SPACE CENTER, Houston, Feb. 17, 2003 — Harvey Tananbaum has watched galaxies collide, peered into black holes and witnessed collapsing stars throwing off the same elements that were the seeds of life on Earth. The Chandra X-Ray Observatory gives all this to him. And the space shuttle Columbia gave Chandra to the heavens in 1999.
“We're just seeing things with unprecedented clarity, and the details and the discoveries that we’re making couldn’t be done before Chandra,” says Tananbaum, director of the Harvard-Smithsonian Center for Astrophysics.
“And Columbia was our ship.”
Columbia shattered Feb. 1 on re-entry, killing all seven astronauts on board. But a legacy born of 28 missions carried out over the past 22 years lives on.
After the IMAX Corp. released the tribute film “Hail Columbia,” chronicling the first shuttle mission in 1981, NASA twice invited the company’s cameras to accompany Columbia into space. The results of that footage were 1990’s “Blue Planet” and 1994’s “Destiny in Space.”
More than 70 million people around the world have been inspired by the space films.
“That’s the only way NASA could show the world really what it’s like in space,” says IMAX co-founder Graeme Ferguson. “They can essentially go into space vicariously.”
Over the years, Columbia’s astronauts conducted experiments on the growth of crystals and of plants. They tested tethered satellite systems and made the last repairs to the Hubble Space Telescope. They offered their own bodies as laboratories for the effects of weightlessness on bone density and muscle mass.
Contributions until the end
But to a great extent, Columbia was one of NASA’s busiest delivery trucks.
Every day at his office at the University of Texas at Austin, John Ries downloads reams of data on minute shifts in the Earth’s crust. Much of that data comes from LAGEOS II — or Laser Geodynamics Satellite — which was deployed in 1992 by Columbia.

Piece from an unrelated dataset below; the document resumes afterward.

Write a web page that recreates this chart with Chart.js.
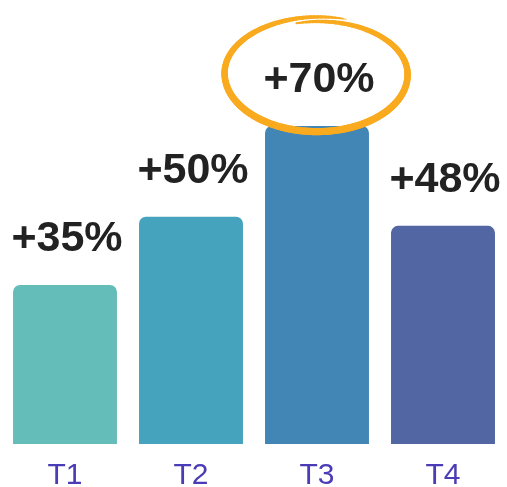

An aluminum-shelled sphere with a brass core, LAGEOS II orbits the planet 4,000 miles up, reflecting beams transmitted from stations around the world. Data from measurements between these stations and the satellite can be used to monitor earthquake fault lines, measure the Earth’s gravitational field, calculate Earth’s wobble on its axis and even better determine the length of an Earth day.
“We need to know where we are in space,” says Ries, who works at the university’s Center for Space Research. “It (LAGEOS) is one of the most important parts of the reference frame.”
Scientists even claim that LAGEOS provided the first direct evidence of a phenomenon predicted 80 years ago using Einstein’s theory of general relativity — that the Earth is dragging space and time around itself as it rotates. And LAGEOS has barely finished a fifth of its 50-year life span.
Columbia was making contributions right until the end.
Gerard M. Faeth of the University of Michigan flew a combustion experiment on the shuttle to study how fire produces soot. The lack of normal convection in the near-weightlessness allowed flame experiments that could not be done on Earth.
Faeth says that work could one day lead to pollution reductions by helping engineers devise cleaner combustion methods.
“The research has significant implications that could improve the quality of life on Earth,” he told The New York Times.
Tananbaum says he became close to the Columbia crew members who deployed Chandra. But he also developed a “special affinity and affection” for the shuttle itself.
“The best thing that we can do is to make sure that Chandra continues to do the best possible science,” he says. Anybody who does research in space feels “a profound sense of loss.”